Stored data
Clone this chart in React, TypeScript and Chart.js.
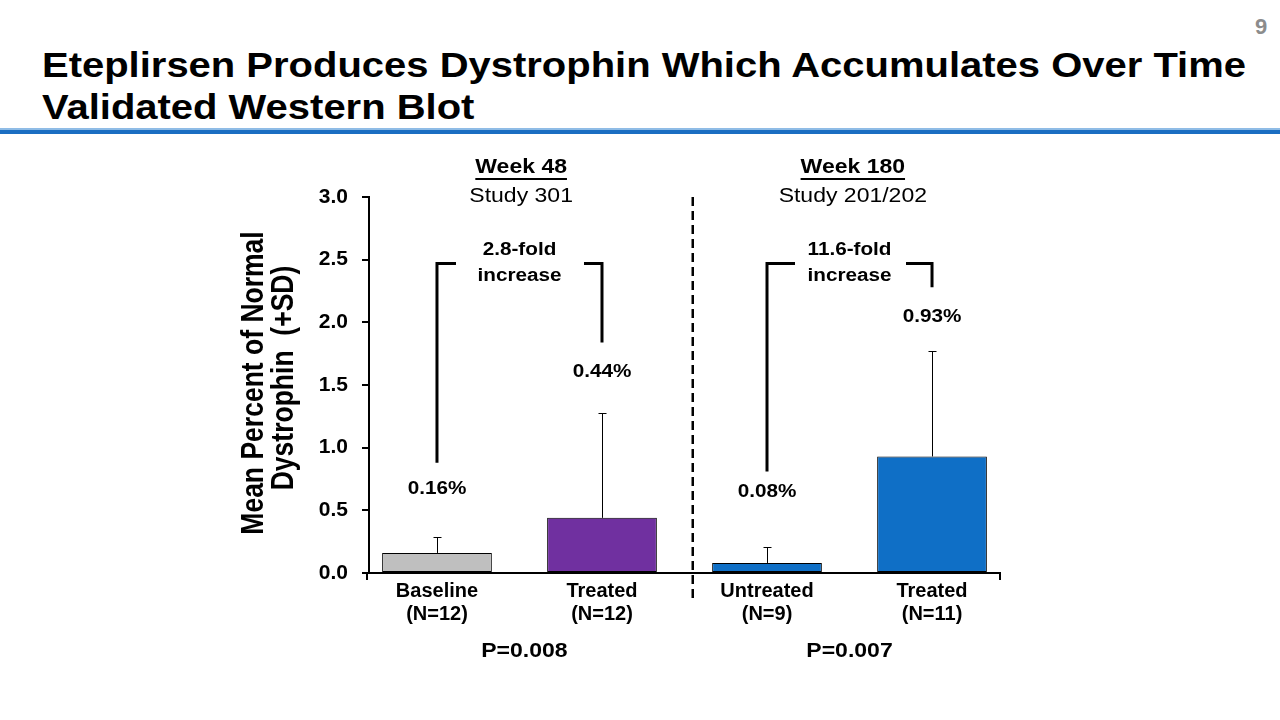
import { useEffect, useRef } from 'react';
import { Chart, registerables } from 'chart.js';

Chart.register(...registerables);

// ---- data ----
const categories = ['Baseline', 'Treated', 'Untreated', 'Treated'];
const nLabels = ['(N=12)', '(N=12)', '(N=9)', '(N=11)'];
const meanValues = [0.16, 0.44, 0.08, 0.93];
const sdValues = [0.13, 0.84, 0.13, 0.84];
const valueLabels = ['0.16%', '0.44%', '0.08%', '0.93%'];
const barColors = ['#bfbfbf', '#7030a0', '#0f6fc6', '#0f6fc6'];
const yTickMin = 0;
const yTickMax = 3;
const yTickStep = 0.5;

const groupWeeks = ['Week 48', 'Week 180'];
const groupStudies = ['Study 301', 'Study 201/202'];
const foldLabels = ['2.8-fold', '11.6-fold'];
const pValues = ['P=0.008', 'P=0.007'];

// ---- annotation layout (data units on the chart's own scales) ----
const valueLabelY = [0.67, 1.6, 0.65, 2.04];
const bracketTop = 2.47;
const bracketBottoms = [
  [0.88, 1.84],
  [0.81, 2.28],
];
const bracketStubs = [
  [19, 18],
  [28, 26],
];
const groupTextX = [0.51, 2.52];
const pTextX = [0.53, 2.5];
const dividerX = 1.55;

const FONT = '"Liberation Sans", Arial, Helvetica, sans-serif';
const SX = 1.15;

function drawText(
  ctx: CanvasRenderingContext2D,
  s: string,
  x: number,
  y: number,
  size: number,
  bold: boolean,
  opts: { sx?: number; color?: string; underline?: boolean; rotate?: boolean } = {}
) {
  ctx.save();
  ctx.font = `${bold ? 'bold ' : ''}${size}px ${FONT}`;
  ctx.fillStyle = opts.color || '#000';
  ctx.textAlign = 'center';
  ctx.textBaseline = 'middle';
  ctx.translate(x, y);
  ctx.scale(opts.sx ?? SX, 1);
  if (opts.rotate) ctx.rotate(-Math.PI / 2);
  ctx.fillText(s, 0, 0);
  if (opts.underline) {
    const w = ctx.measureText(s).width;
    ctx.fillRect(-w / 2, size * 0.55, w, 2);
  }
  ctx.restore();
}

export default function App() {
  const ref = useRef<HTMLCanvasElement>(null);

  useEffect(() => {
    const canvas = ref.current!;
    const overlay = {
      id: 'overlay',
      afterDatasetsDraw(chart: any) {
        const ctx = chart.ctx as CanvasRenderingContext2D;
        const xs = chart.scales.x;
        const ys = chart.scales.y;
        ctx.save();
        ctx.strokeStyle = '#000';
        ctx.lineWidth = 1;
        meanValues.forEach((v, i) => {
          const x = Math.round(xs.getPixelForValue(i)) + 0.5;
          const y0 = ys.getPixelForValue(v);
          const y1 = Math.round(ys.getPixelForValue(v + sdValues[i])) + 0.5;
          ctx.beginPath();
          ctx.moveTo(x, y0);
          ctx.lineTo(x, y1);
          ctx.moveTo(x - 4, y1);
          ctx.lineTo(x + 4, y1);
          ctx.stroke();
        });
        ctx.restore();
      },
      afterDraw(chart: any) {
        const ctx = chart.ctx as CanvasRenderingContext2D;
        const xs = chart.scales.x;
        const ys = chart.scales.y;
        const area = chart.chartArea;
        ctx.save();
        ctx.strokeStyle = '#000';

        // end ticks of the x axis
        ctx.lineWidth = 2;
        ctx.beginPath();
        ctx.moveTo(xs.left - 2, area.bottom);
        ctx.lineTo(xs.left - 2, area.bottom + 7);
        ctx.moveTo(xs.right, area.bottom);
        ctx.lineTo(xs.right, area.bottom + 7);
        ctx.stroke();

        // divider
        ctx.lineWidth = 2.5;
        ctx.setLineDash([9, 5]);
        const dx = xs.getPixelForValue(dividerX);
        ctx.beginPath();
        ctx.moveTo(dx, ys.getPixelForValue(yTickMax));
        ctx.lineTo(dx, area.bottom + 26);
        ctx.stroke();
        ctx.setLineDash([]);

        // brackets
        ctx.lineWidth = 3;
        ctx.lineJoin = 'miter';
        bracketBottoms.forEach((b, g) => {
          const lx = xs.getPixelForValue(g * 2);
          const rx = xs.getPixelForValue(g * 2 + 1);
          const ty = ys.getPixelForValue(bracketTop);
          ctx.beginPath();
          ctx.moveTo(lx, ys.getPixelForValue(b[0]));
          ctx.lineTo(lx, ty);
          ctx.lineTo(lx + bracketStubs[g][0], ty);
          ctx.moveTo(rx - bracketStubs[g][1], ty);
          ctx.lineTo(rx, ty);
          ctx.lineTo(rx, ys.getPixelForValue(b[1]));
          ctx.stroke();
          const fx = xs.getPixelForValue(g * 2 + 0.5);
          drawText(ctx, foldLabels[g], fx, ys.getPixelForValue(2.577), 18, true);
          drawText(ctx, 'increase', fx, ys.getPixelForValue(2.37), 18, true);

          const hx = xs.getPixelForValue(groupTextX[g]);
          drawText(ctx, groupWeeks[g], hx, area.top - 30, 20, true, { underline: true });
          drawText(ctx, groupStudies[g], hx, area.top - 1, 20, false);
          drawText(ctx, pValues[g], xs.getPixelForValue(pTextX[g]), area.bottom + 78, 20, true);
        });

        // value labels
        valueLabels.forEach((s, i) => {
          drawText(ctx, s, xs.getPixelForValue(i), ys.getPixelForValue(valueLabelY[i]), 18, true);
        });

        // y axis title
        const cy = (area.top + area.bottom) / 2;
        drawText(ctx, 'Mean Percent of Normal', area.left - 114, cy - 2, 26.5, true, { rotate: true });
        drawText(ctx, 'Dystrophin  (+SD)', area.left - 84, cy - 7, 26.5, true, { rotate: true });
        ctx.restore();
      },
    };

    const chart = new Chart(canvas, {
      type: 'bar',
      data: {
        datasets: [
          {
            data: categories.map((_, i) => ({ x: i, y: meanValues[i] })) as any,
            backgroundColor: barColors,
            borderColor: '#000',
            borderWidth: 1,
            borderSkipped: false,
            categoryPercentage: 0.665,
            barPercentage: 1,
          },
        ],
      },
      options: {
        animation: false,
        responsive: false,
        layout: { padding: { left: 0, top: 197, right: 280, bottom: 0 } },
        plugins: { legend: { display: false }, tooltip: { enabled: false } },
        scales: {
          x: {
            type: 'linear',
            min: -0.412,
            max: 3.412,
            offset: false,
            grid: { display: false, drawTicks: false, offset: false },
            border: { display: true, color: '#000', width: 2 },
            afterBuildTicks: (s: any) => {
              s.ticks = categories.map((_, i) => ({ value: i }));
            },
            afterFit: (s: any) => {
              s.height = 147;
            },
            ticks: {
              autoSkip: false,
              maxRotation: 0,
              minRotation: 0,
              padding: 7,
              color: '#000',
              font: { family: FONT, size: 20, weight: 'bold', lineHeight: 1.15 },
              callback: (v: any) => [categories[v], nLabels[v]],
            },
          },
          y: {
            min: yTickMin,
            max: yTickMax,
            ticks: {
              stepSize: yTickStep,
              padding: 14,
              color: '#000',
              font: { family: FONT, size: 21, weight: 'bold' },
              callback: (v: any) => Number(v).toFixed(1),
            },
            grid: { drawOnChartArea: false, drawTicks: true, tickLength: 7, color: '#000', lineWidth: 2 },
            border: { display: true, color: '#000', width: 2 },
            afterFit: (s: any) => {
              s.width = 369;
            },
          },
        },
      } as any,
      plugins: [overlay],
    });
    return () => chart.destroy();
  }, []);

  return (
    <div style={{ position: 'absolute', left: 0, top: 0, width: 1280, height: 720, background: '#fff', overflow: 'hidden' }}>
      <div
        style={{
          position: 'absolute',
          left: 1255,
          top: 16,
          font: `bold 22px ${FONT}`,
          lineHeight: 1,
          color: '#8c8c8c',
        }}
      >
        9
      </div>
      <div
        style={{
          position: 'absolute',
          left: 42,
          top: 47.5,
          font: `bold 35.5px ${FONT}`,
          lineHeight: 1,
          color: '#000',
          whiteSpace: 'nowrap',
          transform: 'scaleX(1.126)',
          transformOrigin: '0 0',
        }}
      >
        Eteplirsen Produces Dystrophin Which Accumulates Over Time
      </div>
      <div
        style={{
          position: 'absolute',
          left: 42,
          top: 89.5,
          font: `bold 35.5px ${FONT}`,
          lineHeight: 1,
          color: '#000',
          whiteSpace: 'nowrap',
          transform: 'scaleX(1.126)',
          transformOrigin: '0 0',
        }}
      >
        Validated Western Blot
      </div>
      <div style={{ position: 'absolute', left: 0, top: 128, width: 1280, height: 2, background: '#8fbce6' }} />
      <div style={{ position: 'absolute', left: 0, top: 130, width: 1280, height: 4, background: '#1a6ec2' }} />
      <canvas ref={ref} width={1280} height={720} style={{ position: 'absolute', left: 0, top: 0 }} />
    </div>
  );
}
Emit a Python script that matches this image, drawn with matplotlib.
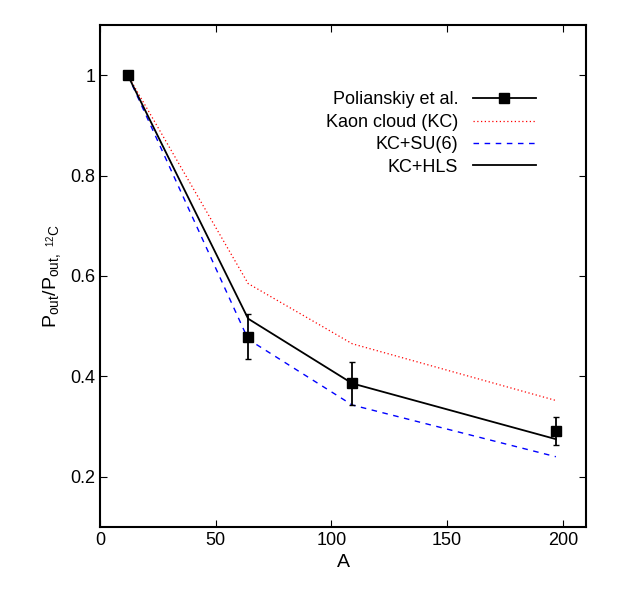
import matplotlib
matplotlib.use("Agg")
import matplotlib.pyplot as plt
from matplotlib.lines import Line2D

plt.rcParams["font.family"] = "Liberation Sans"
plt.rcParams["mathtext.fontset"] = "custom"
plt.rcParams["mathtext.rm"] = "Liberation Sans"

A = [12, 64, 109, 197]
exp_vals = [1.0, 0.479, 0.386, 0.292]
exp_err = [0.0, 0.045, 0.043, 0.028]
kc = [1.0, 0.585, 0.465, 0.352]
su6 = [1.0, 0.474, 0.343, 0.240]
hls = [1.0, 0.515, 0.386, 0.275]

fig = plt.figure(figsize=(6.23, 5.93), dpi=100)
ax = fig.add_axes([100/623, 66/593, 486/623, 502/593])
l1, = ax.plot(A, kc, color="red", ls=(0, (1, 2)), lw=0.9)
l2, = ax.plot(A, su6, color="blue", ls=(0, (4, 4)), lw=1.0)
l3, = ax.plot(A, hls, color="black", lw=1.3)
ax.errorbar(A, exp_vals, yerr=exp_err, fmt="s", color="black", ms=7, capsize=2.5,
            elinewidth=1.3)
ax.set_xlim(0, 210)
ax.set_ylim(0.1, 1.1)
ax.set_xticks([0, 50, 100, 150, 200])
ax.set_yticks([0.2, 0.4, 0.6, 0.8, 1.0])
ax.set_yticklabels(["0.2", "0.4", "0.6", "0.8", "1"])
ax.tick_params(direction="in", labelsize=13, top=True, right=True, length=5)
for s in ax.spines.values():
    s.set_linewidth(1.5)
ax.set_xlabel("A", fontsize=14)
ax.set_ylabel(r"P$_{\rm out}$/P$_{\rm out,\ ^{12}C}$", fontsize=14)
exp_handle = Line2D([], [], color="black", marker="s", ms=7, lw=1.3)
leg = ax.legend([exp_handle, l1, l2, l3],
                ["Polianskiy et al.", "Kaon cloud (KC)", "KC+SU(6)", "KC+HLS"],
                loc="upper right", bbox_to_anchor=(0.93, 0.9), frameon=False, fontsize=13,
                markerfirst=False, handlelength=3.5, labelspacing=0.3)
for t in leg.get_texts():
    t.set_ha("right")
fig.savefig("out.png", dpi=100)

• _Exercise_
Copy the records above exactly, from the first line through the line containing "const SX = 1.15;", and leave out the pictures.

• _Solution to this task_
Clone this chart in React, TypeScript and Chart.js.
import { useEffect, useRef } from 'react';
import { Chart, registerables } from 'chart.js';

Chart.register(...registerables);

// ---- data ----
const categories = ['Baseline', 'Treated', 'Untreated', 'Treated'];
const nLabels = ['(N=12)', '(N=12)', '(N=9)', '(N=11)'];
const meanValues = [0.16, 0.44, 0.08, 0.93];
const sdValues = [0.13, 0.84, 0.13, 0.84];
const valueLabels = ['0.16%', '0.44%', '0.08%', '0.93%'];
const barColors = ['#bfbfbf', '#7030a0', '#0f6fc6', '#0f6fc6'];
const yTickMin = 0;
const yTickMax = 3;
const yTickStep = 0.5;

const groupWeeks = ['Week 48', 'Week 180'];
const groupStudies = ['Study 301', 'Study 201/202'];
const foldLabels = ['2.8-fold', '11.6-fold'];
const pValues = ['P=0.008', 'P=0.007'];

// ---- annotation layout (data units on the chart's own scales) ----
const valueLabelY = [0.67, 1.6, 0.65, 2.04];
const bracketTop = 2.47;
const bracketBottoms = [
  [0.88, 1.84],
  [0.81, 2.28],
];
const bracketStubs = [
  [19, 18],
  [28, 26],
];
const groupTextX = [0.51, 2.52];
const pTextX = [0.53, 2.5];
const dividerX = 1.55;

const FONT = '"Liberation Sans", Arial, Helvetica, sans-serif';
const SX = 1.15;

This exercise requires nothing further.